TASK REQUIREMENTS: With the pictures left out, copy the listing below exactly.

SOURCE EXCERPT:
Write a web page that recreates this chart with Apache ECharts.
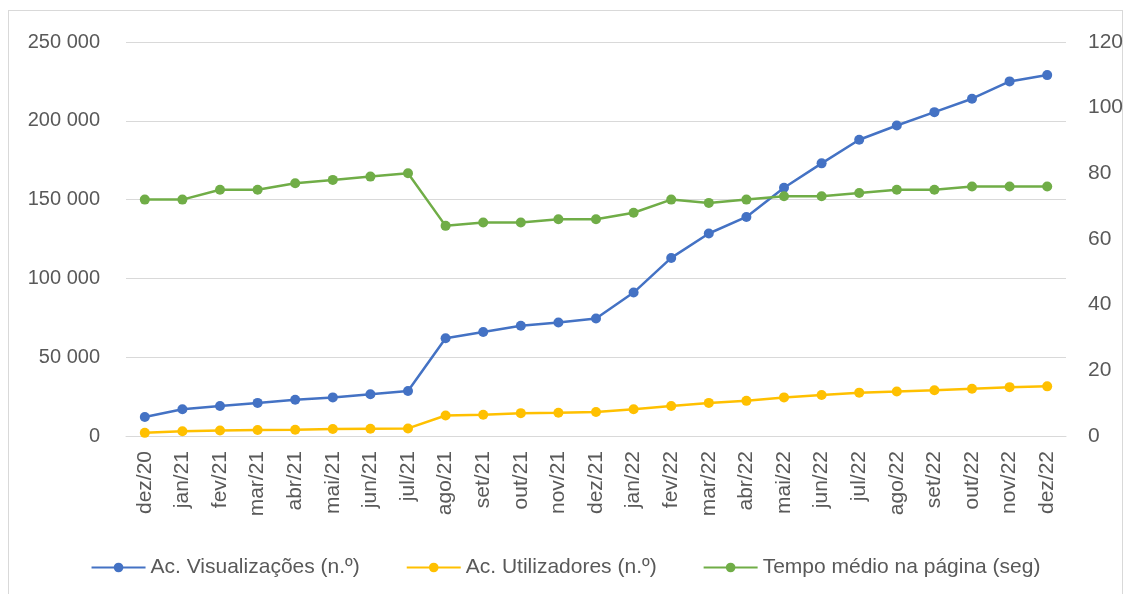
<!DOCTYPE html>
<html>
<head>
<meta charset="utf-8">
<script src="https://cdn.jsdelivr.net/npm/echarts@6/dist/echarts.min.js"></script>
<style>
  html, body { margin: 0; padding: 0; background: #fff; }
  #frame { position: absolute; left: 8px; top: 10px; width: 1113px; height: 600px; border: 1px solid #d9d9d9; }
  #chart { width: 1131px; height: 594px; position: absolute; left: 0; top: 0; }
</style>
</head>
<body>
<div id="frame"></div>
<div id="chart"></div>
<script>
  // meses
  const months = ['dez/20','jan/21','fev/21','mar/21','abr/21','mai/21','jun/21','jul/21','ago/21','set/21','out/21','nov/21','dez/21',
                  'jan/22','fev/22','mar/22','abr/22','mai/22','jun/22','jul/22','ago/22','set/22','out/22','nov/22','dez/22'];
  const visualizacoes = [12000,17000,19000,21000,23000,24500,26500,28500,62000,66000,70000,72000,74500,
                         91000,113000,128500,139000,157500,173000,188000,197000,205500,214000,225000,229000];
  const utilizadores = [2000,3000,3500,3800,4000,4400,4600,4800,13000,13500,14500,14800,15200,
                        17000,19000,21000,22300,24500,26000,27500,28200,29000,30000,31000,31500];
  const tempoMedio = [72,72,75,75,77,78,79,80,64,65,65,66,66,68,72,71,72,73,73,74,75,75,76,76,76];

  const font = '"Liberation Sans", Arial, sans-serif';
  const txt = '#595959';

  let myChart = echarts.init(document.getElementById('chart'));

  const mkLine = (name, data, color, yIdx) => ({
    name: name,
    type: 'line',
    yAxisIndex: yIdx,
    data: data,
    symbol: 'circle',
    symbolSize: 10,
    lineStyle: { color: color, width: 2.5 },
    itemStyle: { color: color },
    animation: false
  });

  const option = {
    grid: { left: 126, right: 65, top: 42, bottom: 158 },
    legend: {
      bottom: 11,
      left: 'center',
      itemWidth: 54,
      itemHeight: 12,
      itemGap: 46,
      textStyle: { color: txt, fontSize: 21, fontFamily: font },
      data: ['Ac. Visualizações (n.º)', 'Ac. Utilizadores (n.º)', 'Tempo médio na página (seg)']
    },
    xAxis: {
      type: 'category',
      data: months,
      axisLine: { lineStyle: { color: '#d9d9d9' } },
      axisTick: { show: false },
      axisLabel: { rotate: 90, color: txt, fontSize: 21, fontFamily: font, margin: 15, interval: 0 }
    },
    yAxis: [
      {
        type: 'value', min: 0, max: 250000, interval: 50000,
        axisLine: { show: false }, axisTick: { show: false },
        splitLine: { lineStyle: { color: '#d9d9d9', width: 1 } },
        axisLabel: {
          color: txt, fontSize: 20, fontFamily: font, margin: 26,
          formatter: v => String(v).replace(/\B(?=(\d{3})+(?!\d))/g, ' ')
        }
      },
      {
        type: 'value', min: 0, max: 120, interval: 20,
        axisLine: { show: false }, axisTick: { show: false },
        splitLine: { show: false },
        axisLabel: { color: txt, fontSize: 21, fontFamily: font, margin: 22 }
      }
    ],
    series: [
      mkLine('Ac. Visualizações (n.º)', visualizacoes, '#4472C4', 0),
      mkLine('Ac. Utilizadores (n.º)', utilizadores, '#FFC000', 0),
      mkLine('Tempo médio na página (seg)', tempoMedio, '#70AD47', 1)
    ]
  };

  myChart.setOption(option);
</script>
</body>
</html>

SOLUTION FOR THIS TASK:
Write a web page that recreates this chart with Apache ECharts.
<!DOCTYPE html>
<html>
<head>
<meta charset="utf-8">
<script src="https://cdn.jsdelivr.net/npm/echarts@6/dist/echarts.min.js"></script>
<style>
  html, body { margin: 0; padding: 0; background: #fff; }
  #frame { position: absolute; left: 8px; top: 10px; width: 1113px; height: 600px; border: 1px solid #d9d9d9; }
  #chart { width: 1131px; height: 594px; position: absolute; left: 0; top: 0; }
</style>
</head>
<body>
<div id="frame"></div>
<div id="chart"></div>
<script>
  // meses
  const months = ['dez/20','jan/21','fev/21','mar/21','abr/21','mai/21','jun/21','jul/21','ago/21','set/21','out/21','nov/21','dez/21',
                  'jan/22','fev/22','mar/22','abr/22','mai/22','jun/22','jul/22','ago/22','set/22','out/22','nov/22','dez/22'];
  const visualizacoes = [12000,17000,19000,21000,23000,24500,26500,28500,62000,66000,70000,72000,74500,
                         91000,113000,128500,139000,157500,173000,188000,197000,205500,214000,225000,229000];
  const utilizadores = [2000,3000,3500,3800,4000,4400,4600,4800,13000,13500,14500,14800,15200,
                        17000,19000,21000,22300,24500,26000,27500,28200,29000,30000,31000,31500];
  const tempoMedio = [72,72,75,75,77,78,79,80,64,65,65,66,66,68,72,71,72,73,73,74,75,75,76,76,76];

  const font = '"Liberation Sans", Arial, sans-serif';
  const txt = '#595959';

  let myChart = echarts.init(document.getElementById('chart'));

  const mkLine = (name, data, color, yIdx) => ({
    name: name,
    type: 'line',
    yAxisIndex: yIdx,
    data: data,
    symbol: 'circle',
    symbolSize: 10,
    lineStyle: { color: color, width: 2.5 },
    itemStyle: { color: color },
    animation: false
  });

  const option = {
    grid: { left: 126, right: 65, top: 42, bottom: 158 },
    legend: {
      bottom: 11,
      left: 'center',
      itemWidth: 54,
      itemHeight: 12,
      itemGap: 46,
      textStyle: { color: txt, fontSize: 21, fontFamily: font },
      data: ['Ac. Visualizações (n.º)', 'Ac. Utilizadores (n.º)', 'Tempo médio na página (seg)']
    },
    xAxis: {
      type: 'category',
      data: months,
      axisLine: { lineStyle: { color: '#d9d9d9' } },
      axisTick: { show: false },
      axisLabel: { rotate: 90, color: txt, fontSize: 21, fontFamily: font, margin: 15, interval: 0 }
    },
    yAxis: [
      {
        type: 'value', min: 0, max: 250000, interval: 50000,
        axisLine: { show: false }, axisTick: { show: false },
        splitLine: { lineStyle: { color: '#d9d9d9', width: 1 } },
        axisLabel: {
          color: txt, fontSize: 20, fontFamily: font, margin: 26,
          formatter: v => String(v).replace(/\B(?=(\d{3})+(?!\d))/g, ' ')
        }
      },
      {
        type: 'value', min: 0, max: 120, interval: 20,
        axisLine: { show: false }, axisTick: { show: false },
        splitLine: { show: false },
        axisLabel: { color: txt, fontSize: 21, fontFamily: font, margin: 22 }
      }
    ],
    series: [
      mkLine('Ac. Visualizações (n.º)', visualizacoes, '#4472C4', 0),
      mkLine('Ac. Utilizadores (n.º)', utilizadores, '#FFC000', 0),
      mkLine('Tempo médio na página (seg)', tempoMedio, '#70AD47', 1)
    ]
  };

  myChart.setOption(option);
</script>
</body>
</html>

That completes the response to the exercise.